Julian Assange, the founder of whistle-blowing web site WikiLeaks, has lost the first leg of his battle against extradition to face questioning over allegations of sexual offences made by two women in Sweden - and may be set to return to jail.
Summing up, Senior District Judge Howard Riddle dismissed claims made by Assange's defence lawyer that Swedish prosecutors had no authority to issue the European Arrest Warrant (EAW) seeking the Australian's extradition. He went on to say that he has "no doubt" that Assange is wanted for prosecution, rather than just questioning.
Judge Riddle began by complaining that both sides in the case had submitted further evidence during the last few days. "They shouldn't have done," he told the court.
Dismissing the defence argument that the alleged offences were not extraditable, he declared that the allegation made by the second woman, Miss B, "would amount to rape" if tried in the UK.
The judge poured doubt on Assange's willingness to submit to questioning while he was still in Sweden, stating that it was not for the court to decide whether or not Assange deliberately fled, just that he did not make himself available.
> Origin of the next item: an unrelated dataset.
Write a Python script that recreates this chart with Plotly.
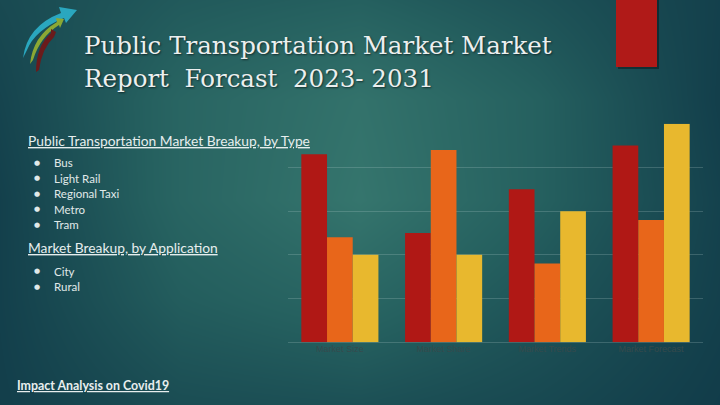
import plotly.graph_objects as go

# ---------------- data ----------------
categories = ["Market Size", "Market Share", "Market Trends", "Market Forecast"]
series_names = ["Series 1", "Series 2", "Series 3"]
series_1 = [4.3, 2.5, 3.5, 4.5]
series_2 = [2.4, 4.4, 1.8, 2.8]
series_3 = [2.0, 2.0, 3.0, 5.0]
series_colors = ["#B01815", "#E8661A", "#E8B82E"]

title_lines = ["Public Transportation Market Market", "Report  Forcast  2023- 2031"]
type_header = "Public Transportation Market Breakup, by Type"
type_items = ["Bus", "Light Rail", "Regional Taxi", "Metro", "Tram"]
app_header = "Market Breakup, by Application"
app_items = ["City", "Rural"]
footer_text = "Impact Analysis on Covid19"

# background gradient (decorative), brightness at grid points
bg_x = [0, 180, 360, 540, 720]
bg_y = [0, 100, 200, 300, 405]
bg_z = [
    [0.22, 0.42, 0.50, 0.32, 0.10],
    [0.15, 0.58, 0.80, 0.50, 0.08],
    [0.10, 0.58, 0.85, 0.50, 0.12],
    [0.10, 0.46, 0.60, 0.35, 0.10],
    [0.08, 0.26, 0.30, 0.20, 0.05],
]

W, H = 720, 405

fig = go.Figure()

# background heatmap on full-page pixel axes
fig.add_trace(go.Heatmap(
    x=bg_x, y=bg_y, z=bg_z, zsmooth="best", showscale=False, hoverinfo="skip",
    colorscale=[[0, "#0f3847"], [0.5, "#25605f"], [1, "#3c7e73"]], zmin=0, zmax=1,
    xaxis="x", yaxis="y",
))

for name, vals, col in zip(series_names, [series_1, series_2, series_3], series_colors):
    fig.add_trace(go.Bar(
        x=categories, y=vals, name=name, marker=dict(color=col, line=dict(width=0)),
        xaxis="x2", yaxis="y2", showlegend=False,
    ))

grid_col = "rgba(190,215,215,0.22)"
fig.update_layout(
    width=W, height=H,
    margin=dict(l=0, r=0, t=0, b=0),
    paper_bgcolor="#1d5058",
    plot_bgcolor="rgba(0,0,0,0)",
    barmode="group", bargap=0.257, bargroupgap=0,
    xaxis=dict(domain=[0, 1], range=[0, W], visible=False, fixedrange=True),
    yaxis=dict(domain=[0, 1], range=[H, 0], visible=False, fixedrange=True),
    xaxis2=dict(domain=[288 / W, 703 / W], anchor="y2", showgrid=False,
                tickfont=dict(family="Liberation Sans", size=9, color="#364a4c"),
                ticks="", showline=False),
    yaxis2=dict(domain=[1 - 342.3 / H, 1 - 123.7 / H], anchor="x2", range=[0, 5],
                dtick=1, showticklabels=False, showgrid=True, gridcolor=grid_col,
                gridwidth=1, zeroline=True, zerolinecolor=grid_col, zerolinewidth=1),
    showlegend=False,
)

shapes = []
# decorative red block top right (with shadow)
shapes.append(dict(type="rect", xref="x", yref="y", x0=618, x1=659, y0=-2, y1=69,
                   fillcolor="rgba(0,0,0,0.35)", line=dict(width=0)))
shapes.append(dict(type="rect", xref="x", yref="y", x0=616, x1=657, y0=-2, y1=67,
                   fillcolor="#B01A18", line=dict(width=0)))
# logo swooshes
shapes.append(dict(type="path", xref="x", yref="y",
                   path="M 23,58 Q 27,26 61,13 L 59,7 L 77,10 L 66,23 L 64,18 Q 35,30 27,50 Z",
                   fillcolor="#2AA7BF", line=dict(width=0)))
shapes.append(dict(type="path", xref="x", yref="y",
                   path="M 30,64 Q 33,36 57,22 L 56,18 L 64,19 L 60,28 L 59,25 Q 40,37 33,60 Z",
                   fillcolor="#8BA834", line=dict(width=0)))
shapes.append(dict(type="path", xref="x", yref="y",
                   path="M 36,72 Q 36,46 51,33 L 51,29 L 56,32 L 54,37 Q 42,48 39,70 Z",
                   fillcolor="#6A1B1B", line=dict(width=0)))
fig.update_layout(shapes=shapes)

ann = []
title_font = dict(family="DejaVu Serif", size=24.5, color="#EBEFEF",
                  shadow="1px 1px 2px rgba(0,0,0,0.55)")
for i, line in enumerate(title_lines):
    ann.append(dict(x=82, y=45 + 33 * i, xref="x", yref="y", text=line, showarrow=False,
                    xanchor="left", yanchor="middle", font=title_font))

hdr_font = dict(family="Lato", size=13.8, color="#E6EEEE")
item_font = dict(family="Lato", size=11.5, color="#E0E9E9")
bullet_font = dict(family="DejaVu Sans", size=7, color="#E0E9E9")

ann.append(dict(x=26, y=140, xref="x", yref="y", text="<u>" + type_header + "</u>",
                showarrow=False, xanchor="left", yanchor="middle", font=hdr_font))
for i, it in enumerate(type_items):
    yy = 162.7 + 15.5 * i
    ann.append(dict(x=37, y=yy, xref="x", yref="y", text="●", showarrow=False,
                    xanchor="center", yanchor="middle", font=bullet_font))
    ann.append(dict(x=52, y=yy, xref="x", yref="y", text=it, showarrow=False,
                    xanchor="left", yanchor="middle", font=item_font))
ann.append(dict(x=26, y=247.5, xref="x", yref="y", text="<u>" + app_header + "</u>",
                showarrow=False, xanchor="left", yanchor="middle", font=hdr_font))
for i, it in enumerate(app_items):
    yy = 271 + 15.5 * i
    ann.append(dict(x=37, y=yy, xref="x", yref="y", text="●", showarrow=False,
                    xanchor="center", yanchor="middle", font=bullet_font))
    ann.append(dict(x=52, y=yy, xref="x", yref="y", text=it, showarrow=False,
                    xanchor="left", yanchor="middle", font=item_font))
ann.append(dict(x=15, y=385, xref="x", yref="y", text="<b><u>" + footer_text + "</u></b>",
                showarrow=False, xanchor="left", yanchor="middle",
                font=dict(family="Lato", size=12.4, color="#E8EEEE")))
fig.update_layout(annotations=ann)

fig.write_html(
    "out.html",
    config={"displayModeBar": False, "staticPlot": True},
    post_script="document.body.style.margin='0';document.body.style.overflow='hidden';",
)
Referring to the difficulties the Australian's defence team claim they encountered in arranging a meeting with Swedish prosecutors, Judge Riddle told the court: "It would be a reasonable assumption from the facts that Mr Assange was deliberately avoiding interrogation before he left Sweden."
The judge went on to launch an unprecedented attack on Assange's Swedish lawyer. He said Björn Hurtig had made a "deliberate attempt to mislead the court" when he gave evidence at the hearing earlier this month - an almost unheard-of accusation for a British judge to level at a lawyer.
Judge Riddle labelled Hurtig an "unreliable witness" concerning Swedish prosecutor Marianne Ny's attempts to contact Assange.
The judge did, however, accept that there had been "considerable adverse publicity against Mr Assange in Sweden" - including from the country's prime minister, Fredrik Reinfeldt - but said he was "absolutely satisfied" that it would not affect the fairness of any trial.
He concluded by saying that any alleged abuse of process in Sweden would be best dealt with in a Swedish court.
Given the judge's opinions on Assange's unwillingness to face questioning, doubts have been raised over the issue of bail - leading to the real possibility that the 39-year-old will spend tonight back behind bars.
Assange's legal team has seven days to appeal the ruling, or he faces extradition within ten days.